## Begin
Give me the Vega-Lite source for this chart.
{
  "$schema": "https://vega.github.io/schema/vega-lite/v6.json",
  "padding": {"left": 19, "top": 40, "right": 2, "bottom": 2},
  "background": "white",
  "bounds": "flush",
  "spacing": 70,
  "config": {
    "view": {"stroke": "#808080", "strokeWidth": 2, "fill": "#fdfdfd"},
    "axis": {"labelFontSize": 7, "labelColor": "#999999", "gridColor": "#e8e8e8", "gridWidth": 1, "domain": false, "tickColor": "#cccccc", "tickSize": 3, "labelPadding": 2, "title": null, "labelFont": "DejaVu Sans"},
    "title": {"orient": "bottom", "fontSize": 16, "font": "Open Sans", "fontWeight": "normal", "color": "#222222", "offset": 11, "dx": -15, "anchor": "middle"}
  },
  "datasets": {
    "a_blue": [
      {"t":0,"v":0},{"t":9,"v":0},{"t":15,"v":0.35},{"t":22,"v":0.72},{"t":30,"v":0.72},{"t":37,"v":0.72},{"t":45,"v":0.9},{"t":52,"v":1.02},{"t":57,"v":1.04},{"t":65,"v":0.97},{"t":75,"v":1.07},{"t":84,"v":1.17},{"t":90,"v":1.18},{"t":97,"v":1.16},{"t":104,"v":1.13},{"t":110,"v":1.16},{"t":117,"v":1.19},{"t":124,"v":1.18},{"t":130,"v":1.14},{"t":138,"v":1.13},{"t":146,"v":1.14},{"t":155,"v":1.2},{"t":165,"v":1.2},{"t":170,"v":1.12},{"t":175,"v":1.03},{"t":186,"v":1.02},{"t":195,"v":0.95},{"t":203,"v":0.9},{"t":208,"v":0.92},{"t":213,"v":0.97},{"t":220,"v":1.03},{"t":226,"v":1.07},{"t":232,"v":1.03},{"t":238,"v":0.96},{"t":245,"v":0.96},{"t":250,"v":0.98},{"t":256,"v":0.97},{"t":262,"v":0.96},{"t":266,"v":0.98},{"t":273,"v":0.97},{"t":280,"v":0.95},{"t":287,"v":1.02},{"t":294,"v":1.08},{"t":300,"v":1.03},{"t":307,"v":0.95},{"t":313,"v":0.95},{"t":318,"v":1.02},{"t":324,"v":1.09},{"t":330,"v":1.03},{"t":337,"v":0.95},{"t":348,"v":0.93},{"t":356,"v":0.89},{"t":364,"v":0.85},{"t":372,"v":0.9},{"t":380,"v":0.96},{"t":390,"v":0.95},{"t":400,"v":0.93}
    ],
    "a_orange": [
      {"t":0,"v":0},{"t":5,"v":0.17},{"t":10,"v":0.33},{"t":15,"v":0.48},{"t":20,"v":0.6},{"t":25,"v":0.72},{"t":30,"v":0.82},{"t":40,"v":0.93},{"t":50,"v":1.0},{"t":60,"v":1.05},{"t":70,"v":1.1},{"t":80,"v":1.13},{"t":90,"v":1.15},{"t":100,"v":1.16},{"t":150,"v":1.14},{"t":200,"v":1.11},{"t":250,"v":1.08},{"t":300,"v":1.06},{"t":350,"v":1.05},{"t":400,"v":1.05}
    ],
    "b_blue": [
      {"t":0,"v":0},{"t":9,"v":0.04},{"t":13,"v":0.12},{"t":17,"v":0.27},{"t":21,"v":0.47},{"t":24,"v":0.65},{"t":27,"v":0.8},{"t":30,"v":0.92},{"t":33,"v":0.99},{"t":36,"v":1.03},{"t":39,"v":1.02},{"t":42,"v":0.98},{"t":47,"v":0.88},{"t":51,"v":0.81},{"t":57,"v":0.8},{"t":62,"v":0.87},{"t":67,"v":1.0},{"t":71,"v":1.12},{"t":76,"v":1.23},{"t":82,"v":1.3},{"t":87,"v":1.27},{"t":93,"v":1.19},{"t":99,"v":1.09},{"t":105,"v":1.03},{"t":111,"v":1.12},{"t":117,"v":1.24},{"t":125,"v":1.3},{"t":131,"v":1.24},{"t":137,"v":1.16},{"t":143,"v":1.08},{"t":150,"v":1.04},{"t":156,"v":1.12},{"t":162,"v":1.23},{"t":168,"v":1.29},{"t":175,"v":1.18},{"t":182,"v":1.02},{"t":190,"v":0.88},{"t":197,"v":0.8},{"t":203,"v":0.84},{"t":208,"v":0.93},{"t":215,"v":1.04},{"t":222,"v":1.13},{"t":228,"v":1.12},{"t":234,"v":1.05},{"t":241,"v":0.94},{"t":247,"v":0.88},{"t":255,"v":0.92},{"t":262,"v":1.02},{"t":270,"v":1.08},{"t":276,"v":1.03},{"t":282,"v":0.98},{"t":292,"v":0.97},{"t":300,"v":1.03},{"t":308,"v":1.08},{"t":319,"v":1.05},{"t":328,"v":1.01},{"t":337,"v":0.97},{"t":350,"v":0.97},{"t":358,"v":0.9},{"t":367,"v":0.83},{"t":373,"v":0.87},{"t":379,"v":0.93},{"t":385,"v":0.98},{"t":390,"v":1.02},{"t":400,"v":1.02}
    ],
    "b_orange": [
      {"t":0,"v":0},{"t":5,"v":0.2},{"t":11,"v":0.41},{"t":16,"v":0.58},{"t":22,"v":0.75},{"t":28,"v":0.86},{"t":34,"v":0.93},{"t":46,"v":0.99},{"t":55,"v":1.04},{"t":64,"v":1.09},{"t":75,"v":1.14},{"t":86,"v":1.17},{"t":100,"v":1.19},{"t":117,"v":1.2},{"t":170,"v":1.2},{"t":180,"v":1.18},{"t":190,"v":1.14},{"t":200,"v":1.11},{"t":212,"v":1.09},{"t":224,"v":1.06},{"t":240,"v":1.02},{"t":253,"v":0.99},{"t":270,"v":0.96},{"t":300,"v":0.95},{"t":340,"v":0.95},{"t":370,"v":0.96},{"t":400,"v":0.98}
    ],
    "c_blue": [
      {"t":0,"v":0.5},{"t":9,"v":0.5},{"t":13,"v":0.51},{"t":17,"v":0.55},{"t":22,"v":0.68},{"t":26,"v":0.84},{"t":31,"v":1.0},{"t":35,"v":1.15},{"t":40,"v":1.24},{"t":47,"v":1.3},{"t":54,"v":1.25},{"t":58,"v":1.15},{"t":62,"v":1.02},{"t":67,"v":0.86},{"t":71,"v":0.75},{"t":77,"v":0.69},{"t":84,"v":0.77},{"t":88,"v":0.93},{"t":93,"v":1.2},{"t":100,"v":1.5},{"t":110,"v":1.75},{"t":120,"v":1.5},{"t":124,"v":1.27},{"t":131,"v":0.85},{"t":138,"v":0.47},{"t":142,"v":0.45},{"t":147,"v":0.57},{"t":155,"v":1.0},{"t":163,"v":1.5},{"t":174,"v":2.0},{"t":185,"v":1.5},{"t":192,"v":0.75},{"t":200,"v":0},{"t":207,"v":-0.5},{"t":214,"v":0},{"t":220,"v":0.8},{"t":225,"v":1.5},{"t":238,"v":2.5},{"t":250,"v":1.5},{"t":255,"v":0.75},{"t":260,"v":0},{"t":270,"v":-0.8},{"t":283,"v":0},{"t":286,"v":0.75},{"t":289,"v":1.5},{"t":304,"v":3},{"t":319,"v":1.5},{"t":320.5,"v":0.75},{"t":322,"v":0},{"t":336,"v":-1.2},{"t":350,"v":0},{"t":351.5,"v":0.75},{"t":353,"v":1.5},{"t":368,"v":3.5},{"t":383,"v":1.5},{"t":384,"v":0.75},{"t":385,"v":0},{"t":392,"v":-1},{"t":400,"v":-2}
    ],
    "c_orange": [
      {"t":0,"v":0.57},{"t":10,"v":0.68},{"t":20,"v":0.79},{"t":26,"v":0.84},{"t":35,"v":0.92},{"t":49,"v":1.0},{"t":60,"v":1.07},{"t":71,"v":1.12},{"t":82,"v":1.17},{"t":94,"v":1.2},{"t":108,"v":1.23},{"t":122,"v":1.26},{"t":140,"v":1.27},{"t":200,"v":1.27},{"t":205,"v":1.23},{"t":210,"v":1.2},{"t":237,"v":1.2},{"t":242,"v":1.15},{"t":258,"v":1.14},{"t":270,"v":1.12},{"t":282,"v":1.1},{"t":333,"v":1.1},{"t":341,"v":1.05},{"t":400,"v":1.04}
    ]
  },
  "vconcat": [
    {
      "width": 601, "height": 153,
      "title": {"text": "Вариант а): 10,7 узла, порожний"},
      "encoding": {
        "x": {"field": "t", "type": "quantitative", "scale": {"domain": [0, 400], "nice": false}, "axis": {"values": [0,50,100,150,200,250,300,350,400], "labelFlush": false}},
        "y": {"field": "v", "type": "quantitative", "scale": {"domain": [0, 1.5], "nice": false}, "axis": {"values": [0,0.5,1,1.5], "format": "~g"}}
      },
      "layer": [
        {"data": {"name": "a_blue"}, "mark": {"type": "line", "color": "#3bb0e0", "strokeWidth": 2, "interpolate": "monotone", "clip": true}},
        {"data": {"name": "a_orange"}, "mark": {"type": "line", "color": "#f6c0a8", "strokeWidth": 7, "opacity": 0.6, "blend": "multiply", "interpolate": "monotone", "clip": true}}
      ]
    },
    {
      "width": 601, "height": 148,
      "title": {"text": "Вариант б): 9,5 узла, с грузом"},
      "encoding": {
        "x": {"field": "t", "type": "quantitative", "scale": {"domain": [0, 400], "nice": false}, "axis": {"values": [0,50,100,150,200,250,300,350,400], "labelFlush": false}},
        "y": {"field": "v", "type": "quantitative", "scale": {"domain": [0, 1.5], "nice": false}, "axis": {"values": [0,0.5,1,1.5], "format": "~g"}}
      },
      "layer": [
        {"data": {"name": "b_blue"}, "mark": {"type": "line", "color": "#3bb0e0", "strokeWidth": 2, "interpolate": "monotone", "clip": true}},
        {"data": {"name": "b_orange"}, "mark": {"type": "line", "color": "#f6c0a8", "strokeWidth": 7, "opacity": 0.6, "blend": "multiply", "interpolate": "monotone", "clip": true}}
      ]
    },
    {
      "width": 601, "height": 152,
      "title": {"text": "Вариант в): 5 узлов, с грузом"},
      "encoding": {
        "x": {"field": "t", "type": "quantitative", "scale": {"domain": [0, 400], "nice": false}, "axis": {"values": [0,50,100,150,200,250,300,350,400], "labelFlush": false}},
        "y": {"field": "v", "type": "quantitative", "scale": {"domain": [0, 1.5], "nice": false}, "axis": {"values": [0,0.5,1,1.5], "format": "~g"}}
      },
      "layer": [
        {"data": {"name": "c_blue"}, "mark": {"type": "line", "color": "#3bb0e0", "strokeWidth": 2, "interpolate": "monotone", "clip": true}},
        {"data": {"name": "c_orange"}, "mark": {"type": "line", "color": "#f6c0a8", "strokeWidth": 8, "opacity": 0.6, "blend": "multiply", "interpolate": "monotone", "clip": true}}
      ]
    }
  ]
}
## End
## Begin
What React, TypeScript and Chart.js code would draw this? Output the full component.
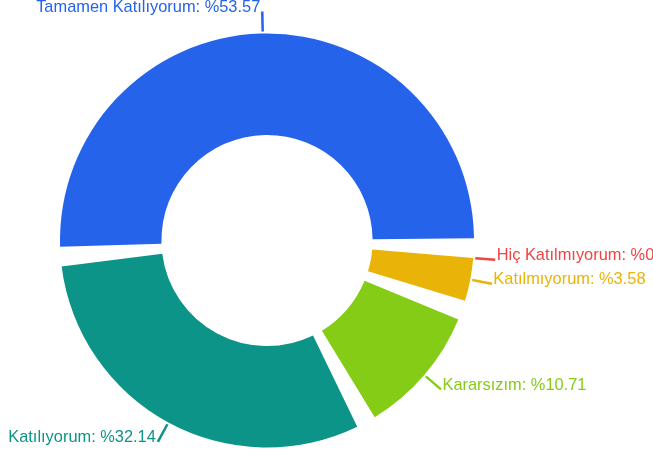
## End
Above are the records. Copy every line in them holding "this".

### [Output of the exercise]
Give me the Vega-Lite source for this chart.
What React, TypeScript and Chart.js code would draw this? Output the full component.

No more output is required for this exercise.